Nach der Landtagswahl vom 14. September 1930 ändert sich die politische Wetterlage in Braunschweig dramatisch. Die Linke verliert ihre Mehrheit und die Nazis ziehen mit Hilfe des Bürgerblocks in die Regierung des Landes Braunschweig ein. Als Fraktionsvorsitzender der SPD organisiert Heinrich Jasper den Widerstand gegen die sofort einsetzende Nazifizierung des Landes. Ein Jahr später spitzt sich die Lage noch einmal zu, als der fanatische Nazi Dietrich Klagges zum Minister für Volksbildung und Inneres ernannt wird. Jasper leitet einen Misstrauensantrag gegen Klagges ein, der jedoch knapp scheitert. Das hat schreckliche Folgen, denn die Nazis überziehen Heinrich Jasper mit beispiellosem Hass. Am 18. März 1933 verhaften sie den ehemaligen Ministerpräsidenten und foltern ihn im von der SS besetzten „Volksfreundehaus“ der SPD. Jasper bleibt unbeugsam und verweigert die Unterschrift für den Mandatsverzicht.

Tödliche Rache der Nationalsozialisten

Ohne jedes, auch nur scheinrechtliche, Verfahren wird Heinrich Jasper im Braunschweiger Gefängnis Rennelberg inhaftiert und mit totaler Kontaktsperre belegt. Ein Entlassungsgesuch bescheidet der inzwischen zum Ministerpräsidenten avancierte Dietrich Klagges mit den Worten: „Eine Entlassung aus der Schutzhaft ist nach Lage der Dinge nicht zweckmäßig, vielmehr ist eine Überführung in ein preußisches Konzentrationslager beabsichtigt.“ Bis 1935 bleibt Heinrich Jasper im Rennelberg inhaftiert, dann wird er in das Konzentrationslager Dachau verbracht. Im Juni 1938 wird Jasper überraschenderweise freigelassen, muss sich aber jeden Tag bei der Gestapo melden. Da er aus der Rechtsanwaltskammer ausgeschlossen worden ist, lebt Jasper zurückgezogen von Ersparnissen. Politische Kontakte sind eher zufällig.
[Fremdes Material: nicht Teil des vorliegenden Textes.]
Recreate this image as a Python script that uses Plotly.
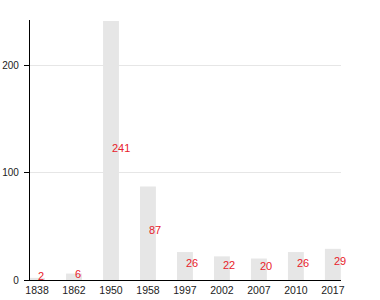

Die letzte Etappe seines Leidensweges beginnt am 22. August 1944, als im Zuge der „Aktion Gitter“ alle ehemaligen sozialdemokratischen Funktionäre verhaftet werden. Heinrich Jasper wird in das Konzentrationslager Sachsenhausen und am 10. Februar 1945 nach Bergen-Belsen verbracht. Dort stirbt er ausgemergelt nach schweren Misshandlungen am 19. Februar an Flecktyphus. Nach der Zerschlagung des Faschismus wird die Kaiser-Wilhelm-Straße in jenem Bezirk Braunschweigs, in dem Heinrich Jasper 1903 zum ersten Mal ein politisches Mandat erringen konnte, in Jasperallee umbenannt.